_Recorded data_:
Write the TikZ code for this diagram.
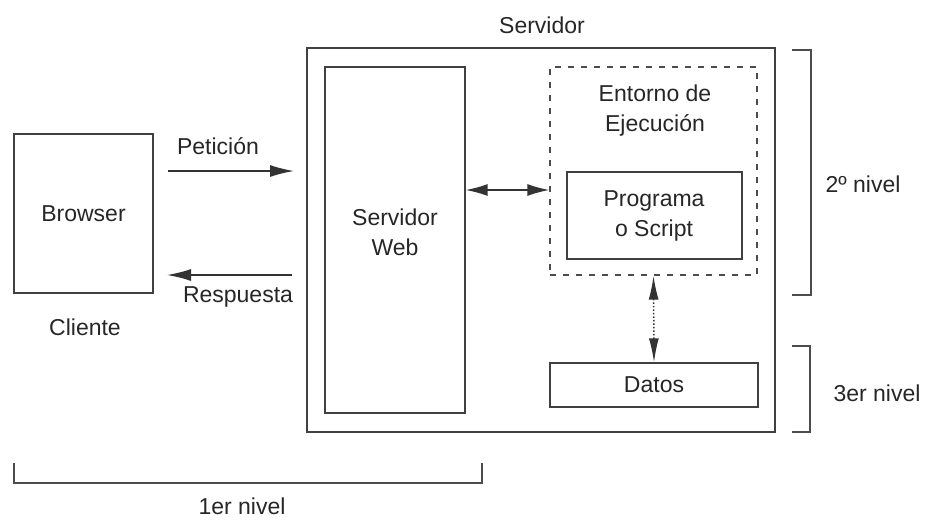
\documentclass[tikz,border=0pt]{standalone}
\usepackage{fontspec}
\setmainfont{Liberation Sans}
\usetikzlibrary{arrows.meta}
\begin{document}
\begin{tikzpicture}[x=1pt,y=-1pt,
  every node/.style={font=\fontsize{23}{30}\selectfont, text=black!85},
  box/.style={draw=black!75, line width=1.4pt, inner sep=0pt},
  lbl/.style={inner sep=0pt, align=center},
  brk/.style={draw=black!70, line width=1.4pt},
  arr/.style={draw=black!80, line width=1.5pt, -{Latex[length=24pt,width=12pt]}},
  darr/.style={draw=black!80, line width=1.5pt, {Latex[length=22pt,width=12pt]}-{Latex[length=22pt,width=12pt]}},
  varr/.style={draw=black!80, line width=1.5pt, dotted, {Latex[length=24pt,width=10pt]}-{Latex[length=24pt,width=10pt]}}
]
\useasboundingbox (0,0) rectangle (931,520);
% boxes
\node[box, minimum width=139pt, minimum height=159pt] (browser) at (83.5,213.5) {Browser};
\node[box, minimum width=468pt, minimum height=384pt] (server) at (541,240) {};
\node[box, minimum width=140pt, minimum height=346pt] (sweb) at (395,240) {};
\node[box, draw=black!70, dashed, dash pattern=on 6pt off 7pt, minimum width=207pt, minimum height=208pt] (env) at (653.5,171) {};
\node[box, minimum width=175pt, minimum height=87pt] (prog) at (654.5,215.5) {};
\node[box, minimum width=208pt, minimum height=44pt] (datos) at (654,385) {Datos};
% texts
\node[lbl] (tserv) at (542,25) {Servidor};
\node[lbl] (tweb) at (395,232) {Servidor\\Web};
\node[lbl] (tenv) at (655,111) {Entorno de\\Ejecución};
\node[lbl] (tprog) at (654,216) {Programa\\o Script};
\node[lbl] (tpet) at (218,146) {Petición};
\node[lbl] (tres) at (238,297) {Respuesta};
\node[lbl] (tcli) at (85,327) {Cliente};
\node[lbl] (t2) at (863,184) {2º nivel};
\node[lbl] (t3) at (877,393) {3er nivel};
\node[lbl] (t1) at (242,506) {1er nivel};
% arrows
\coordinate (p1) at (168,171);
\coordinate (p2) at (294,171);
\coordinate (r1) at (292,275);
\coordinate (r2) at (167,275);
\coordinate (hy) at (500,190);
\draw[arr] (p1) -- (p2);
\draw[arr] (r1) -- (r2);
\draw[darr] (sweb.east |- hy) -- (env.west |- hy);
\draw[varr] (env.south) -- (datos.north);
% brackets
\coordinate (b2a) at (792,50);
\coordinate (b2b) at (811,50);
\coordinate (b2c) at (811,295);
\coordinate (b2d) at (792,295);
\draw[brk] (b2a) -- (b2b) -- (b2c) -- (b2d);
\coordinate (b3a) at (792,346);
\coordinate (b3b) at (810,346);
\coordinate (b3c) at (810,432);
\coordinate (b3d) at (792,432);
\draw[brk] (b3a) -- (b3b) -- (b3c) -- (b3d);
\coordinate (b1a) at (14,463);
\coordinate (b1b) at (14,483);
\coordinate (b1c) at (482,483);
\coordinate (b1d) at (482,463);
\draw[brk] (b1a) -- (b1b) -- (b1c) -- (b1d);
\end{tikzpicture}
\end{document}
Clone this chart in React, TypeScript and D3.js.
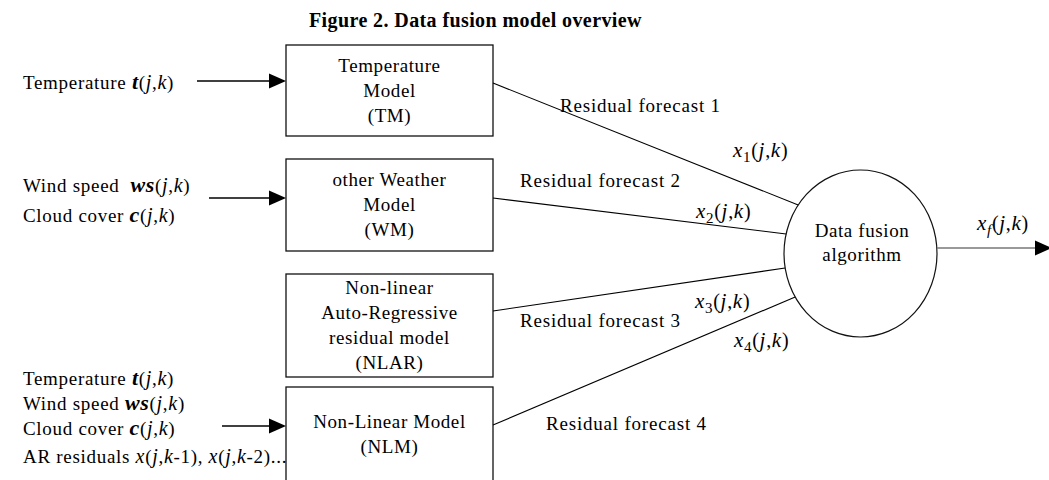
import React from "react";
import * as d3 from "d3";

// ---------- content ----------
const title = "Figure 2. Data fusion model overview";
const modelLines: string[][] = [
  ["Temperature", "Model", "(TM)"],
  ["other Weather", "Model", "(WM)"],
  ["Non-linear", "Auto-Regressive", "residual model", "(NLAR)"],
  ["Non-Linear Model", "(NLM)"],
];
const inputGroups: string[][] = [
  ["Temperature {b:t}({i:j},{i:k})"],
  ["Wind speed  {b:ws}({i:j},{i:k})", "Cloud cover {b:c}({i:j},{i:k})"],
  [
    "Temperature {b:t}({i:j},{i:k})",
    "Wind speed {b:ws}({i:j},{i:k})",
    "Cloud cover {b:c}({i:j},{i:k})",
    "AR residuals {i:x}({i:j},{i:k}-1), {i:x}({i:j},{i:k}-2)...",
  ],
];
const forecastLabels = ["Residual forecast 1", "Residual forecast 2", "Residual forecast 3", "Residual forecast 4"];
const forecastVars = ["{i:x}{s:1}({i:j},{i:k})", "{i:x}{s:2}({i:j},{i:k})", "{i:x}{s:3}({i:j},{i:k})", "{i:x}{s:4}({i:j},{i:k})"];
const fusionLines = ["Data fusion", "algorithm"];
const outputVar = "{i:x}{si:f}({i:j},{i:k})";

// ---------- layout ----------
const W = 1049;
const H = 480;
const FONT = "'Liberation Serif','Times New Roman',serif";
const boxX = [286, 493];
const boxTops = [45, 159, 274, 387];
const boxBottoms = [136, 251, 377, 481];
const lineStartY = [83, 198, 311, 425];
const lineEndY = [205, 234, 268, 297];
const ell = { cx: 860.5, cy: 253.5, rx: 76.5, ry: 83.5 };
const inputX = 23;
const inputBaselines = [[89], [192, 222], [385, 410, 435, 463]];
const inputArrowY = [81, 198, 426];
const inputArrowX0 = [197, 209, 222];
const forecastPos: [number, number][] = [[560, 112], [520, 187], [520, 327], [546, 430]];
const varPos: [number, number][] = [[733, 157], [696, 218], [695, 308], [734, 347]];
const outPos: [number, number] = [977, 230];
const outY = 248;

type Seg = { t: string; k: "n" | "b" | "i" | "s" | "si" };
function parse(s: string): Seg[] {
  const out: Seg[] = [];
  const re = /\{(b|i|si|s):([^}]*)\}/g;
  let last = 0;
  let m: RegExpExecArray | null;
  while ((m = re.exec(s))) {
    if (m.index > last) out.push({ t: s.slice(last, m.index), k: "n" });
    out.push({ t: m[2], k: m[1] as Seg["k"] });
    last = re.lastIndex;
  }
  if (last < s.length) out.push({ t: s.slice(last), k: "n" });
  return out;
}

function Rich({ s, x, y, size = 19 }: { s: string; x: number; y: number; size?: number }) {
  const segs = parse(s);
  let shifted = false;
  return (
    <text x={x} y={y} fontFamily={FONT} fontSize={size} letterSpacing={0.7} fill="#000" style={{ whiteSpace: "pre" }}>
      {segs.map((g, i) => {
        const isSub = g.k === "s" || g.k === "si";
        let dy: number | undefined;
        if (isSub && !shifted) { dy = 5; shifted = true; }
        else if (!isSub && shifted) { dy = -5; shifted = false; }
        const props: any = { key: i, dy };
        if (g.k === "b") { props.fontWeight = "bold"; props.fontStyle = "italic"; props.fontSize = size + 3; }
        if (g.k === "i") { props.fontStyle = "italic"; props.fontSize = size + 1; }
        if (g.k === "s") { props.fontSize = size - 5; }
        if (g.k === "si") { props.fontSize = size - 5; props.fontStyle = "italic"; }
        return <tspan {...props}>{g.t}</tspan>;
      })}
    </text>
  );
}

const line = d3.line<[number, number]>();

function Arrow({ x0, x1, y, color = "#000" }: { x0: number; x1: number; y: number; color?: string }) {
  const headL = 17, headH = 7.5;
  const head: [number, number][] = [[x1 - headL, y - headH], [x1, y], [x1 - headL, y + headH]];
  return (
    <g>
      <path d={line([[x0, y], [x1 - headL, y]]) || ""} stroke={color} strokeWidth={1.4} fill="none" />
      <path d={(line(head) || "") + "Z"} fill="#000" />
    </g>
  );
}

export default function App() {
  const cx = (boxX[0] + boxX[1]) / 2;
  const ellX = (y: number) => ell.cx - ell.rx * Math.sqrt(1 - ((y - ell.cy) / ell.ry) ** 2);
  return (
    <svg width={W} height={H} style={{ position: "absolute", left: 0, top: 0, background: "#fff" }}>
      <rect width={W} height={H} fill="#fff" />
      <text x={309} y={27} fontFamily={FONT} fontSize={20} fontWeight="bold" letterSpacing={0.4}>{title}</text>

      {modelLines.map((ls, i) => {
        const mid = (boxTops[i] + boxBottoms[i]) / 2 + 6;
        return (
          <g key={i}>
            <rect x={boxX[0]} y={boxTops[i]} width={boxX[1] - boxX[0]} height={boxBottoms[i] - boxTops[i]}
              fill="none" stroke="#111" strokeWidth={1.3} />
            {ls.map((t, j) => (
              <text key={j} x={cx} y={mid + (j - (ls.length - 1) / 2) * 25} textAnchor="middle"
                fontFamily={FONT} fontSize={19} letterSpacing={0.6}>{t}</text>
            ))}
            <path d={line([[boxX[1], lineStartY[i]], [ellX(lineEndY[i]), lineEndY[i]]]) || ""} stroke="#000" strokeWidth={1.1} fill="none" />
            <text x={forecastPos[i][0]} y={forecastPos[i][1]} fontFamily={FONT} fontSize={19} letterSpacing={0.8}>{forecastLabels[i]}</text>
            <Rich s={forecastVars[i]} x={varPos[i][0]} y={varPos[i][1]} size={20} />
          </g>
        );
      })}

      {inputGroups.map((g, i) => (
        <g key={i}>
          {g.map((s, j) => <Rich key={j} s={s} x={inputX} y={inputBaselines[i][j]} />)}
          <Arrow x0={inputArrowX0[i]} x1={boxX[0]} y={inputArrowY[i]} />
        </g>
      ))}

      <ellipse cx={ell.cx} cy={ell.cy} rx={ell.rx} ry={ell.ry} fill="none" stroke="#111" strokeWidth={1.2} />
      {fusionLines.map((t, j) => (
        <text key={j} x={862} y={237 + j * 24} textAnchor="middle" fontFamily={FONT} fontSize={19} letterSpacing={0.6}>{t}</text>
      ))}
      <Arrow x0={ell.cx + ell.rx} x1={1052} y={outY} color="#777" />
      <Rich s={outputVar} x={outPos[0]} y={outPos[1]} size={20} />
    </svg>
  );
}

_Your goal_: Quote the lines above exactly, starting with the one that has "Clone this chart" and ending with the one that has "const outY = 248;"; drop the pictures and include nothing else.

_Response to the exercise_:
Clone this chart in React, TypeScript and D3.js.
import React from "react";
import * as d3 from "d3";

// ---------- content ----------
const title = "Figure 2. Data fusion model overview";
const modelLines: string[][] = [
  ["Temperature", "Model", "(TM)"],
  ["other Weather", "Model", "(WM)"],
  ["Non-linear", "Auto-Regressive", "residual model", "(NLAR)"],
  ["Non-Linear Model", "(NLM)"],
];
const inputGroups: string[][] = [
  ["Temperature {b:t}({i:j},{i:k})"],
  ["Wind speed  {b:ws}({i:j},{i:k})", "Cloud cover {b:c}({i:j},{i:k})"],
  [
    "Temperature {b:t}({i:j},{i:k})",
    "Wind speed {b:ws}({i:j},{i:k})",
    "Cloud cover {b:c}({i:j},{i:k})",
    "AR residuals {i:x}({i:j},{i:k}-1), {i:x}({i:j},{i:k}-2)...",
  ],
];
const forecastLabels = ["Residual forecast 1", "Residual forecast 2", "Residual forecast 3", "Residual forecast 4"];
const forecastVars = ["{i:x}{s:1}({i:j},{i:k})", "{i:x}{s:2}({i:j},{i:k})", "{i:x}{s:3}({i:j},{i:k})", "{i:x}{s:4}({i:j},{i:k})"];
const fusionLines = ["Data fusion", "algorithm"];
const outputVar = "{i:x}{si:f}({i:j},{i:k})";

// ---------- layout ----------
const W = 1049;
const H = 480;
const FONT = "'Liberation Serif','Times New Roman',serif";
const boxX = [286, 493];
const boxTops = [45, 159, 274, 387];
const boxBottoms = [136, 251, 377, 481];
const lineStartY = [83, 198, 311, 425];
const lineEndY = [205, 234, 268, 297];
const ell = { cx: 860.5, cy: 253.5, rx: 76.5, ry: 83.5 };
const inputX = 23;
const inputBaselines = [[89], [192, 222], [385, 410, 435, 463]];
const inputArrowY = [81, 198, 426];
const inputArrowX0 = [197, 209, 222];
const forecastPos: [number, number][] = [[560, 112], [520, 187], [520, 327], [546, 430]];
const varPos: [number, number][] = [[733, 157], [696, 218], [695, 308], [734, 347]];
const outPos: [number, number] = [977, 230];
const outY = 248;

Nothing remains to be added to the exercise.